How Tommy Okasi strung his bow is described in: OLE DEVIL AND THE MULE TRAIN and a comparison with one Occidental method when using a modern recurved—where the ends of the limbs are bent back from the straight line—composite hunting bow (with some form of fiberglass limbs and a wooden handle-riser) can be made by reading: SACRIFICE FOR THE QUAGGA GOD.
lxix The traditional Japanese arrow was made from mashinodake, a very hard, straight and thin species of bamboo. After being cut in the winter, the bamboo was left to dry out of doors until spring. After it had been further dried and hardened by being placed close to afire, the joints were carefully smoothed down. When the shaft had been polished with emery powder and water, it was once more exposed to the fire. Finally,
it was fletched with three feathers from a hawk, falcon or eagle and had its
nock and some form of metal arrowhead affixed.

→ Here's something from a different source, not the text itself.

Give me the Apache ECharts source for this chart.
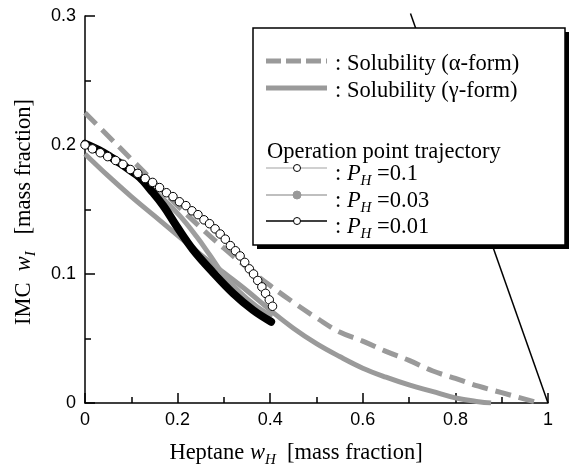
<!DOCTYPE html>
<html><head><meta charset="utf-8">
<script src="https://cdn.jsdelivr.net/npm/echarts@6/dist/echarts.min.js"></script>
<style>html,body{margin:0;padding:0;background:#fff}#c{width:572px;height:467px}</style>
</head><body><div id="c"></div>
<script>
// Solubility curves [w_H, w_I]
const alphaSolubility = [[0,0.225],[0.05,0.207],[0.1,0.189],[0.15,0.171],[0.2,0.153],[0.25,0.136],[0.3,0.120],[0.35,0.105],[0.4,0.091],[0.45,0.078],[0.5,0.066],[0.55,0.055],[0.6,0.048],[0.65,0.040],[0.7,0.033],[0.75,0.025],[0.8,0.019],[0.85,0.013],[0.9,0.008],[0.95,0.003],[0.98,0.0]];
const gammaSolubility = [[0,0.193],[0.05,0.176],[0.1,0.160],[0.15,0.145],[0.2,0.130],[0.25,0.115],[0.3,0.101],[0.35,0.087],[0.4,0.072],[0.45,0.058],[0.5,0.046],[0.55,0.036],[0.6,0.027],[0.65,0.020],[0.7,0.014],[0.75,0.009],[0.8,0.004],[0.85,0.001],[0.877,0.0]];
// Operation point trajectories
const trajP01 = [[0,0.200],[0.016,0.197],[0.033,0.194],[0.049,0.191],[0.066,0.188],[0.082,0.185],[0.098,0.181],[0.114,0.178],[0.130,0.174],[0.146,0.171],[0.161,0.167],[0.176,0.163],[0.190,0.160],[0.204,0.156],[0.218,0.153],[0.231,0.149],[0.244,0.146],[0.257,0.142],[0.269,0.139],[0.281,0.135],[0.292,0.131],[0.303,0.127],[0.314,0.122],[0.325,0.118],[0.335,0.114],[0.345,0.109],[0.355,0.104],[0.364,0.100],[0.373,0.095],[0.382,0.090],[0.390,0.085],[0.398,0.080],[0.405,0.075]];
const trajP003 = [[0,0.200],[0.03,0.196],[0.06,0.191],[0.09,0.184],[0.126,0.171],[0.169,0.158],[0.205,0.145],[0.241,0.129],[0.269,0.115],[0.298,0.100],[0.334,0.086],[0.37,0.075],[0.40,0.068]];
const trajP001 = [[0,0.201],[0.03,0.196],[0.054,0.191],[0.075,0.186],[0.095,0.181],[0.118,0.175],[0.14,0.166],[0.169,0.153],[0.198,0.137],[0.233,0.119],[0.277,0.101],[0.32,0.085],[0.363,0.072],[0.402,0.063]];
const boundaryLine = [[0.703,0.302],[1,0]];
const legendLabels = [': Solubility (α-form)', ': Solubility (γ-form)', 'Operation point trajectory', '0.1', '0.03', '0.01'];

const serif = '"Liberation Serif","Times New Roman",serif';
const sans = '"Liberation Sans",Arial,sans-serif';
const rich = {
  n:{fontFamily:serif,fontSize:22.5,lineHeight:30,color:'#000'},
  i:{fontFamily:serif,fontSize:22.5,fontStyle:'italic',lineHeight:30,color:'#000'},
  s:{fontFamily:serif,fontSize:15,fontStyle:'italic',lineHeight:15,verticalAlign:'bottom',color:'#000'}
};
const grayS = '#9a9a9a';
const fmt = v => String(+v.toFixed(2));

const chart = echarts.init(document.getElementById('c'));
const axisCommon = {
  type:'value',
  axisLine:{show:true,onZero:false,lineStyle:{color:'#000',width:1.5}},
  axisTick:{show:true,inside:true,length:10,lineStyle:{color:'#000',width:1.5}},
  minorTick:{show:true,splitNumber:2,length:6,lineStyle:{color:'#000',width:1.5}},
  splitLine:{show:false}
};
const LZ = 100;
function legendText(x,y,text){
  return {type:'text',z:LZ+2,x:x,y:y,style:{text:text,rich:rich,fontFamily:serif,fontSize:22.5,align:'left',verticalAlign:'middle',fill:'#000'}};
}
const lx1 = 266, lx2 = 327, lmx = 297, ltx = 335;
chart.setOption({
  animation:false,
  grid:{left:85,right:24,top:16,bottom:64,containLabel:false},
  xAxis:Object.assign({},axisCommon,{min:0,max:1,interval:0.2,
    axisLabel:{fontFamily:sans,fontSize:18,color:'#000',margin:8,formatter:fmt}}),
  yAxis:Object.assign({},axisCommon,{min:0,max:0.3,interval:0.1,
    axisLabel:{fontFamily:sans,fontSize:18,color:'#000',margin:9,formatter:fmt}}),
  series:[
    {type:'line',data:boundaryLine,symbol:'none',clip:false,lineStyle:{color:'#000',width:1.5},z:1},
    {type:'line',data:alphaSolubility,smooth:0.4,symbol:'none',lineStyle:{color:grayS,width:5,type:[16,8],cap:'butt'},z:2},
    {type:'line',data:gammaSolubility,smooth:0.4,symbol:'none',lineStyle:{color:grayS,width:5},z:3},
    {type:'line',data:trajP003,smooth:0.4,symbol:'none',lineStyle:{color:'#9e9e9e',width:5,cap:'round',join:'round'},z:4},
    {type:'line',data:trajP001,smooth:0.4,symbol:'none',lineStyle:{color:'#000',width:8,cap:'round',join:'round'},z:5},
    {type:'line',data:trajP01,symbol:'circle',symbolSize:8.5,itemStyle:{color:'#fff',borderColor:'#000',borderWidth:1},lineStyle:{color:'#c0c0c0',width:1},z:6}
  ],
  graphic:{elements:[
    {type:'text',z:LZ,x:296,y:453,style:{text:'{n|Heptane }{i|w}{s|H}{n|  [mass fraction]}',rich:rich,align:'center',verticalAlign:'middle'}},
    {type:'text',z:LZ,x:24,y:212,rotation:Math.PI/2,style:{text:'{n|IMC  }{i|w}{s|I}{n|   [mass fraction]}',rich:rich,align:'center',verticalAlign:'middle'}},
    {type:'rect',z:LZ,shape:{x:257,y:32,width:312,height:217},style:{fill:'#000'}},
    {type:'rect',z:LZ+1,shape:{x:253,y:28,width:312,height:217},style:{fill:'#fff',stroke:'#000',lineWidth:1.5}},
    {type:'line',z:LZ+2,shape:{x1:lx1,y1:61,x2:lx2,y2:61},style:{stroke:grayS,lineWidth:5,lineDash:[15,5]}},
    legendText(ltx,64,'{n|'+legendLabels[0]+'}'),
    {type:'line',z:LZ+2,shape:{x1:lx1,y1:88,x2:lx2,y2:88},style:{stroke:grayS,lineWidth:5}},
    legendText(ltx,91,'{n|'+legendLabels[1]+'}'),
    legendText(267,152,'{n|'+legendLabels[2]+'}'),
    {type:'line',z:LZ+2,shape:{x1:lx1,y1:168,x2:lx2,y2:168},style:{stroke:'#c0c0c0',lineWidth:1.5}},
    {type:'circle',z:LZ+3,shape:{cx:lmx,cy:168,r:3.5},style:{fill:'#fff',stroke:'#000',lineWidth:1}},
    legendText(ltx,174,'{n|: }{i|P}{s|H}{n| =}{n|'+legendLabels[3]+'}'),
    {type:'line',z:LZ+2,shape:{x1:lx1,y1:195,x2:lx2,y2:195},style:{stroke:'#aaa',lineWidth:1.5}},
    {type:'circle',z:LZ+3,shape:{cx:lmx,cy:195,r:4},style:{fill:'#999',stroke:'#999',lineWidth:1}},
    legendText(ltx,201,'{n|: }{i|P}{s|H}{n| =}{n|'+legendLabels[4]+'}'),
    {type:'line',z:LZ+2,shape:{x1:lx1,y1:221,x2:lx2,y2:221},style:{stroke:'#000',lineWidth:1.5}},
    {type:'circle',z:LZ+3,shape:{cx:lmx,cy:221,r:3.5},style:{fill:'#fff',stroke:'#000',lineWidth:1}},
    legendText(ltx,227,'{n|: }{i|P}{s|H}{n| =}{n|'+legendLabels[5]+'}')
  ]}
});
</script></body></html>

The karimata, ‘forked arrow’ point—which Tommy Okasi did not find cause to use on the assignment described in this work—was a two-pronged design with extremely sharp cutting edges. Originally intended to sever ropes and leather armour lacings, it was also an extremely potent weapon. The width varied from one to six inches between the tips of the prongs. Because of the terrible injuries they were capable of inflicting, the larger sizes—none of which Tommy had in his possession—were also called ‘bowel rakers’.
In conclusion, the author feels that a brief description of the Japanese technique called yabusame—translated literally, 'shooting from a running horse’—may be of interest. In competition, the mounted kyudoka rides at a gallop over a course two cho—roughly two hundred and thirty-eight yards—in length, along which are placed at approximately thirty-eight, one hundred and eighteen and one hundred and ninety-three yards, two foot square wooden targets on posts between thirty-six and forty-eight inches high. Passing them at a distance of around thirty yards, the kyudoka discharges an arrow with a forked head that shatters on impact.
lxx Although early types of firearms had been known in Japan since the arrival of Portuguese explorers in 1543, the Samurai had small regard for them as weapons and spent little time in learning how to use them.
lxxi Until the visits by a flotilla under the command of Commodore Perry, United States’ Navy in 1853-54 paved the way, there was little contact between Japan and the Western World.